Patrick Flanagan's not in your typical band. Rather than long haired hippies, his drum circle is staffed by solenoids, actuators, and a couple of controllers from the Nintendo Wii. The system, known as Jazari Music, lets Flanagan control a suite of djembe drums, bongos, and other percussion instruments by pressing buttons and tilting the angle of the Wiimotes. He can even create complex rhythms and loop them on the fly - sort of like a good DJ. More impressively, Flanagan has created a series of algorithms that allow him to play one drum and have another automatically generate a response. This is the improvisational version of machine made music and it's really sweet to watch in action. We've got a video of a full length performance by Flanagan and Jazari below. Gotta love the cowbell.
We've seen some really amazing AI programs that create computer generated music by analyzing the work of famous composers. Jazari is relatively similar. Flanagan created Factor Oracle back in 2008, a program that could analyze musical statistics from modern music and generate new work. No one seemed particularly interested in it. Which is why he started constructing actual robots to play the instruments the following year. Watching machines bang on the drums got Flanagan a lot more attention (Pop Sci, Gizmodo, and others have been all over these videos in the past week) but I think it's the original Factor Oracle and AI work that sets Jazari apart. Anybody can make a robot that plays an instrument, but getting it to listen to you and then improvise in response? That's phenomenal. And it takes AI music from Classical straight into Jazz.
The following video has Flanagan explaining how the Jazari system is controlled from the ground up . You should pay special attention to his description of how he can get different instruments to improvise off his solos on another drum (4:05).
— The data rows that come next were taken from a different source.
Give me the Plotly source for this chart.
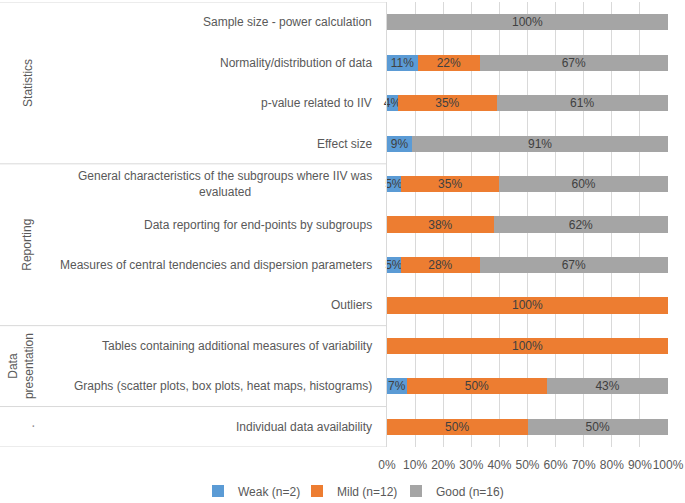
import plotly.graph_objects as go

categories = [
    "Sample size - power calculation",
    "Normality/distribution of data",
    "p-value related to IIV",
    "Effect size",
    "General characteristics of the subgroups where IIV was<br>evaluated",
    "Data reporting for end-points by subgroups",
    "Measures of central tendencies and dispersion parameters",
    "Outliers",
    "Tables containing additional measures of variability",
    "Graphs (scatter plots, box plots, heat maps, histograms)",
    "Individual data availability",
]
weak = [0, 11, 4, 9, 5, 0, 5, 0, 0, 7, 0]
mild = [0, 22, 35, 0, 35, 38, 28, 100, 100, 50, 50]
good = [100, 67, 61, 91, 60, 62, 67, 0, 0, 43, 50]
series_names = ["Weak (n=2)", "Mild (n=12)", "Good (n=16)"]
colors = ["#5B9BD5", "#ED7D31", "#A5A5A5"]
groups = [("Statistics", 0, 3), ("Reporting", 4, 7), ("Data<br>presentation", 8, 9), (".", 10, 10)]
group_label_px = [28, 27, 21, 30]
x_ticks = [0, 10, 20, 30, 40, 50, 60, 70, 80, 90, 100]

FONT = "Liberation Sans"
FS = 12
fig = go.Figure()
idx = list(range(len(categories)))
for name, vals, col in zip(series_names, [weak, mild, good], colors):
    fig.add_trace(go.Bar(
        y=idx, x=vals, name=name, orientation="h",
        marker=dict(color=col, line=dict(width=0)),
        text=[f"{v}%" if v > 0 else "" for v in vals],
        textposition="inside", insidetextanchor="middle", textangle=0,
        constraintext="none", cliponaxis=False,
        textfont=dict(family=FONT, size=FS, color="#404040"),
        hoverinfo="skip",
    ))
# invisible spacer legend entry so the last label is not clipped
fig.add_trace(go.Bar(y=[None], x=[None], name=" ", orientation="h",
                     marker=dict(color="rgba(0,0,0,0)", line=dict(width=0)),
                     hoverinfo="skip", showlegend=True))

W_PLOT = 281.0
H_PLOT = 445.0
def px_to_paper(px):
    return (px - 387.0) / W_PLOT

ann = []
for i, c in enumerate(categories):
    ann.append(dict(x=px_to_paper(374), y=i, xref="paper", yref="y", text=c,
                    showarrow=False, xanchor="right", yanchor="middle", align="center",
                    font=dict(family=FONT, size=FS, color="#595959")))
for (g, a, b), gx in zip(groups, group_label_px):
    ann.append(dict(x=px_to_paper(gx), y=(a + b) / 2, xref="paper", yref="y", text=g,
                    textangle=-90, showarrow=False, xanchor="center", yanchor="middle",
                    align="center", font=dict(family=FONT, size=FS, color="#595959")))

shapes = []
bounds = [-0.5, 3.5, 7.5, 9.5, 10.5]
for bnd in bounds:
    shapes.append(dict(type="line", xref="paper", yref="y", x0=px_to_paper(0), x1=0,
                       y0=bnd, y1=bnd, line=dict(color="#D9D9D9", width=1)))

fig.update_layout(
    width=685, height=503,
    margin=dict(l=387, r=17, t=2, b=56, autoexpand=False),
    barmode="stack", bargap=0.6,
    plot_bgcolor="white", paper_bgcolor="white",
    font=dict(family=FONT, size=FS, color="#595959"),
    xaxis=dict(range=[0, 100], tickvals=x_ticks, ticktext=[f"{t}%" for t in x_ticks],
               tickangle=0, automargin=False, ticklabelstandoff=9,
               showgrid=True, gridcolor="#D9D9D9", gridwidth=1, zeroline=False,
               showline=False, ticks="", tickfont=dict(family=FONT, size=FS, color="#595959")),
    yaxis=dict(range=[10.5, -0.5], showticklabels=False, showgrid=False, zeroline=False,
               showline=True, linecolor="#D9D9D9", ticks="", automargin=False),
    legend=dict(orientation="h", xref="paper", yref="paper",
                x=px_to_paper(198), xanchor="left", y=(447 - 491) / H_PLOT, yanchor="middle",
                font=dict(family=FONT, size=FS, color="#595959"), traceorder="normal",
                itemwidth=30, entrywidth=54, entrywidthmode="pixels"),
    annotations=ann, shapes=shapes,
)
fig.write_html("out.html", post_script="document.body.style.margin='0';",
               config={"displayModeBar": False})
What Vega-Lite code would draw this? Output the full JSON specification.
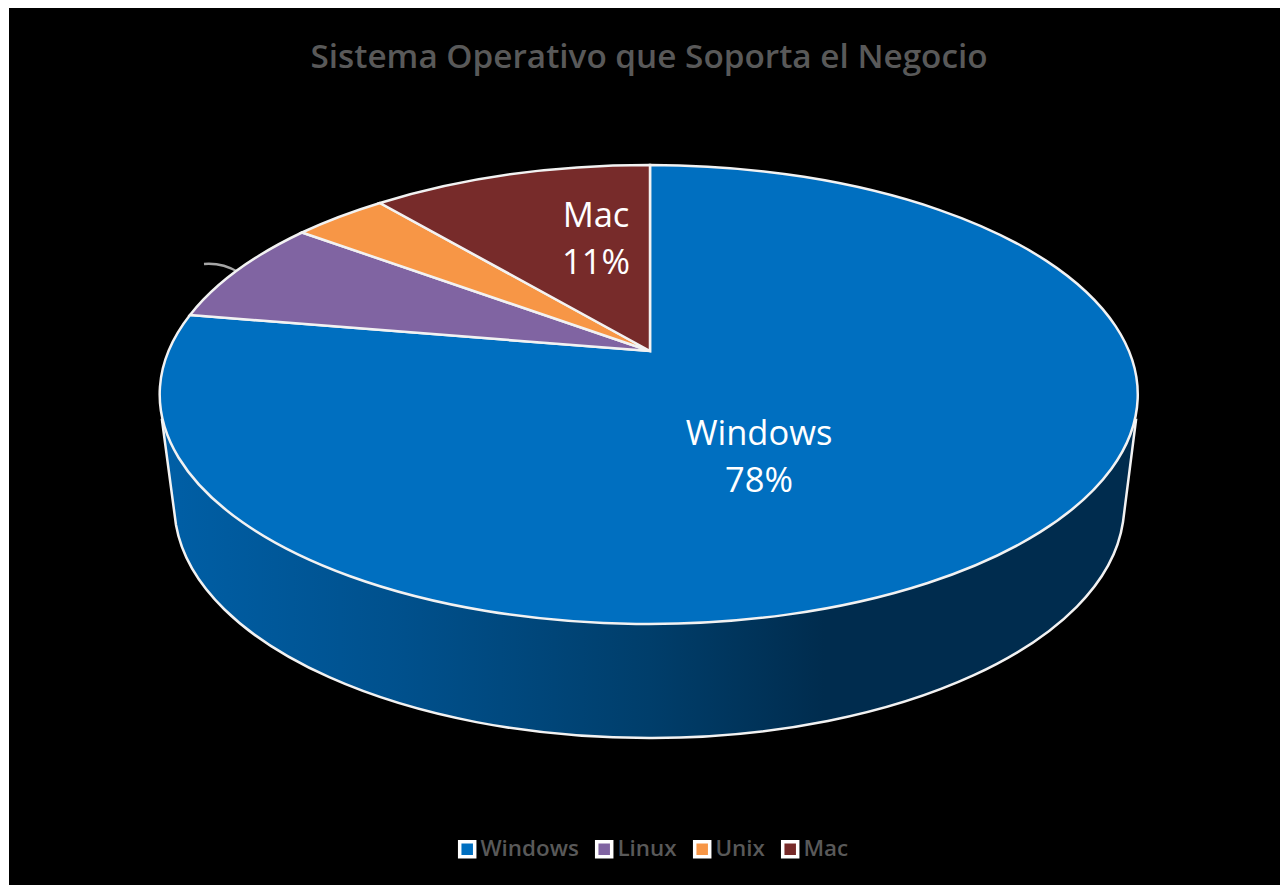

Jazari isn't the only robot band we've seen but it is named after inventor of the first robot band ever made. Al-Jazari was a 12th century Arabic scholar who was said to have created the first mechanical musicians. If that sort of historical reference seems a little academic, you shouldn't be surprised. Flanagan has advanced degress in music composition and is a former Fullbright scholar. It's the combination of school experience and real world intuition that sets Flanagan's work apart. Statistical analysis and enthusiastic drumming are fine on their own. Put them together and they make beautiful robot music.